Consider also asking:
- What events this summer illustrated this concept for you?
Building on what students share, explain that the concept of Ubuntu isn’t just a social idea – it is affirmed by quantum physics, which points to the profound interconnectedness of the universe. The physical world is an inseparable whole, and each action has consequences that reverberate throughout.
Sheldon Berman, founder of Educators for Social Responsibility, defined a community as "a group of people who acknowledge their interconnectedness, have a sense of their common purpose, respect their differences, share in group decision-making as well as in responsibility for the actions of the group, and support each other's growth."
Tell students that we’ll now consider some events that have happened in the world over the summer – and think about how the idea of interconnectivity applies to these events.
In the News, Summer 2021
Print up a selection of the tweets included in this PDF document, and place or post them around the room. Explain that these are tweets about stories in the news this summer. (If there are other events you think should be included, add them.)

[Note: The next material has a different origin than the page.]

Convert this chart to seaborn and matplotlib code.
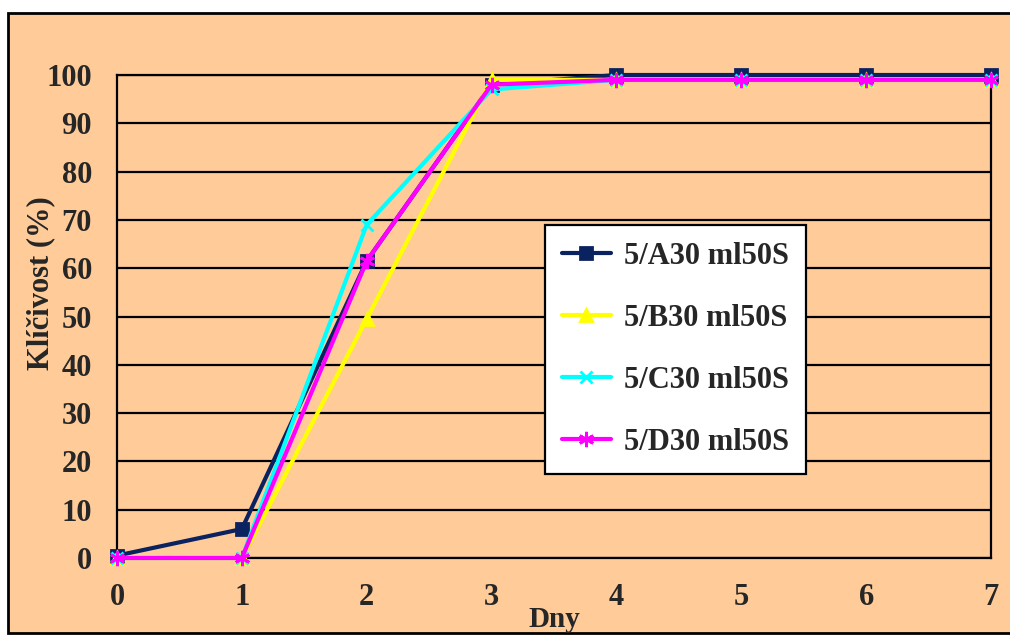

Invite students to walk around the room in silence, reading the various tweets. Ask them, next, to stand by a tweet that stands out for them, connects with them, or resonates with them for whatever reason.
Consider having students discuss with others standing by the same tweet why they were drawn to it, or find a partner standing by another tweet to exchange thoughts with.
Alternatively, share the PDF handout and ask students to look it over. Ask them to pick a tweet that stands out for them, connects, with them, or resonates with them for whatever reason. In pairs, have students discuss why they were drawn to this tweet. Give them a few minutes to exchange their thoughts.
If students moved around the room, ask them to return to their seats in the circle. Send the talking piece around, inviting students, one after the other, to share the tweet they chose and to explain why they chose it:
- What do they know about this news story?
- Who was impacted by it and how?
- Were they themselves impacted? If so, how?
After everyone has had a chance to share, send the talking piece around a few more times, asking some or all of the following questions:
- Do you have any connections, reflections, or additions to what was shared in the circle just now? What feelings did listening to others in the circle bring up?
- Do you notice any patterns in what was shared?
- Are there other stories you have followed this summer? What stories are missing? Whose stories are missing?
- Do you have direct personal connections to any of these stories?
- Can you think of any indirect connections you have to these stories?
- How does this relate to the idea of Ubuntu that we discussed earlier?
Invite students to go back to the Archbishop Tutu quote from before:
You are connected and what you do affects the whole world.
Ask them to reflect again on Nelson Mandela’s story and his closing words:
Ubuntu does not mean that people should not address themselves. The question is: Are you going to do so in order to enable the community around you to be able to improve?
Ask students to think of one thing they can do to create a positive impact on their class, advisory, or school community.
Send a talking piece around asking students to share out what kind of positive ripple they’d like to send through their community, and how.